If there was any question as to whether the Biden administration is serious about the electrification of the U.S. economy, this week’s announcement of new automotive emissions regulations should put that to rest — along with any doubts investors have about where they should direct their investments.

The Environmental Protection Agency is proposing new rules that would take effect in 2027 and pave the way for a new vehicle market dominated by EVs. By 2032, two-thirds of car and light truck sales will have to be zero emitting along with 46% of medium-duty vehicles like delivery vans, half of all buses, and one-quarter of all heavy-duty trucks. The regulations are technology agnostic, meaning that green hydrogen vehicles would qualify, but in reality, the vast majority of those sales will be battery-powered.

The climate impacts promise to be significant. Just the light-duty emissions limits alone will slash 15.5% of U.S. carbon pollution, the EPA estimates.

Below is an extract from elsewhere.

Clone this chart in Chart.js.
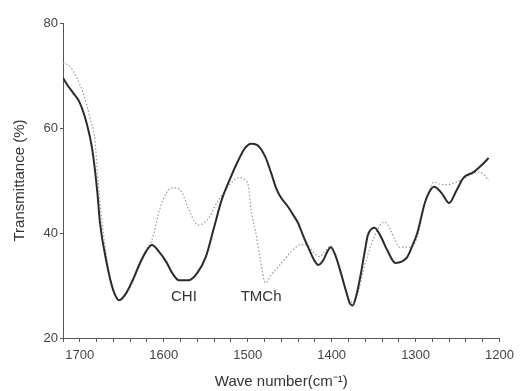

The new regulations set targets that are significantly more stringent than those put forth in Biden’s 2021 executive order, which calls for 50% of light-duty vehicles to be electric by 2030. The other difference is the relative stickiness of the two. Executive orders can be easily rescinded by future administrations. EPA regulations, though, are harder to roll back once they’ve been implemented. States’ attorneys general and future administrations might try to sue or scale them back, but well-written, already implemented regulations are much harder to overturn.

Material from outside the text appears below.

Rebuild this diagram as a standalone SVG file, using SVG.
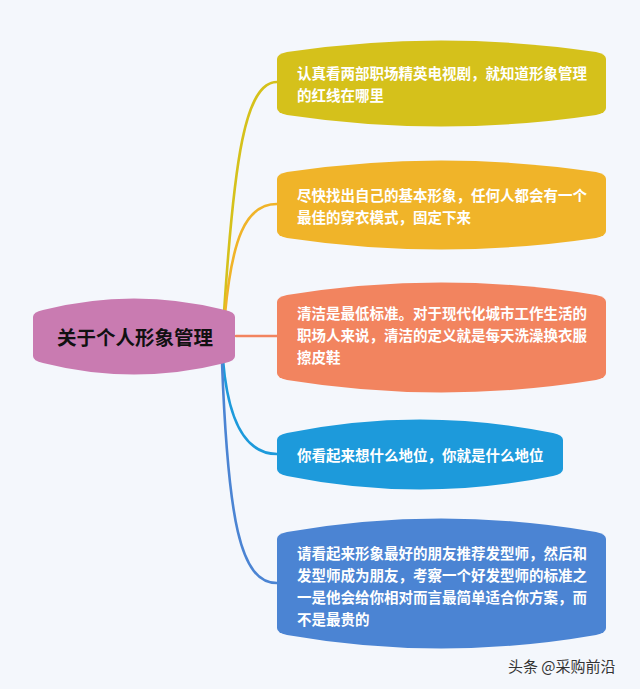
<svg xmlns="http://www.w3.org/2000/svg" width="640" height="689" viewBox="0 0 640 689">
<style>
.t{font-family:"Noto Sans CJK SC","Noto Sans",sans-serif;font-weight:bold;font-size:14.5px;fill:#ffffff}
.c{fill:none;stroke-width:2.6;stroke-linecap:round}
</style>
<rect width="640" height="689" fill="#f4f7fc"/>
<g id="connectors">
<path class="c" stroke="#d5c11b" d="M224,313 C234,160 245,82 277,82"/>
<path class="c" stroke="#f0b429" d="M225,314 C232,240 245,204 277,204"/>
<path class="c" stroke="#f2845f" d="M236,336 L277,336"/>
<path class="c" stroke="#1d9adb" d="M223,360 C228,420 245,454 277,454"/>
<path class="c" stroke="#4b84d3" d="M222,362 C228,520 240,583 277,583"/>
</g>
<g id="center">
<path fill="#c97bb1" d="M33,317 Q33,312 43,310 Q134,287 225,310 Q235,312 235,317 L235,356 Q235,361 225,363 Q134,386 43,363 Q33,361 33,356 Z"/>
<text x="135" y="345" text-anchor="middle" style="font-family:'Noto Sans CJK SC','Noto Sans',sans-serif;font-weight:bold;font-size:19.5px;fill:#111">关于个人形象管理</text>
</g>
<g id="n1">
<path fill="#d5c11b" d="M277,59 Q277,54 287,52 Q441,29 596,52 Q606,54 606,59 L606,108 Q606,113 596,115 Q441,138 287,115 Q277,113 277,108 Z"/>
<text class="t" x="297" y="79">认真看两部职场精英电视剧，就知道形象管理</text>
<text class="t" x="297" y="101">的红线在哪里</text>
</g>
<g id="n2">
<path fill="#f0b429" d="M277,179 Q277,174 287,172 Q441,149 596,172 Q606,174 606,179 L606,231 Q606,236 596,238 Q441,261 287,238 Q277,236 277,231 Z"/>
<text class="t" x="297" y="201">尽快找出自己的基本形象，任何人都会有一个</text>
<text class="t" x="297" y="223">最佳的穿衣模式，固定下来</text>
</g>
<g id="n3">
<path fill="#f2845f" d="M277,302 Q277,297 287,295 Q441,270 596,295 Q606,297 606,302 L606,373 Q606,378 596,380 Q441,405 287,380 Q277,378 277,373 Z"/>
<text class="t" x="297" y="319">清洁是最低标准。对于现代化城市工作生活的</text>
<text class="t" x="297" y="341">职场人来说，清洁的定义就是每天洗澡换衣服</text>
<text class="t" x="297" y="363">擦皮鞋</text>
</g>
<g id="n4">
<path fill="#1d9adb" d="M277,440 Q277,435 287,433 Q420,406 553,433 Q563,435 563,440 L563,469 Q563,474 553,476 Q420,503 287,476 Q277,474 277,469 Z"/>
<text class="t" x="297" y="461">你看起来想什么地位，你就是什么地位</text>
</g>
<g id="n5">
<path fill="#4b84d3" d="M277,539 Q277,534 287,532 Q441,505 596,532 Q606,534 606,539 L606,628 Q606,633 596,635 Q441,662 287,635 Q277,633 277,628 Z"/>
<text class="t" x="297" y="559">请看起来形象最好的朋友推荐发型师，然后和</text>
<text class="t" x="297" y="581">发型师成为朋友，考察一个好发型师的标准之</text>
<text class="t" x="297" y="603">一是他会给你相对而言最简单适合你方案，而</text>
<text class="t" x="297" y="625">不是最贵的</text>
</g>
<text x="508" y="672" style="font-family:'Noto Sans CJK SC','Noto Sans',sans-serif;font-size:15px;fill:#333">头条 @采购前沿</text>
</svg>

The EPA was no doubt emboldened by actions taken in recent years by states and other countries to ban fossil fuel vehicles in the not-so-distant future. By 2035, polluting light-duty vehicles will be banned in several U.S. states and at least 20 countries, representing 25% of worldwide light-duty vehicle sales. (The agency literally devotes two paragraphs of the proposal to the trend.)

In other words, automakers have to be prepared regardless of what the EPA does. So why not make the move now so they have more certainty and are better positioned for success?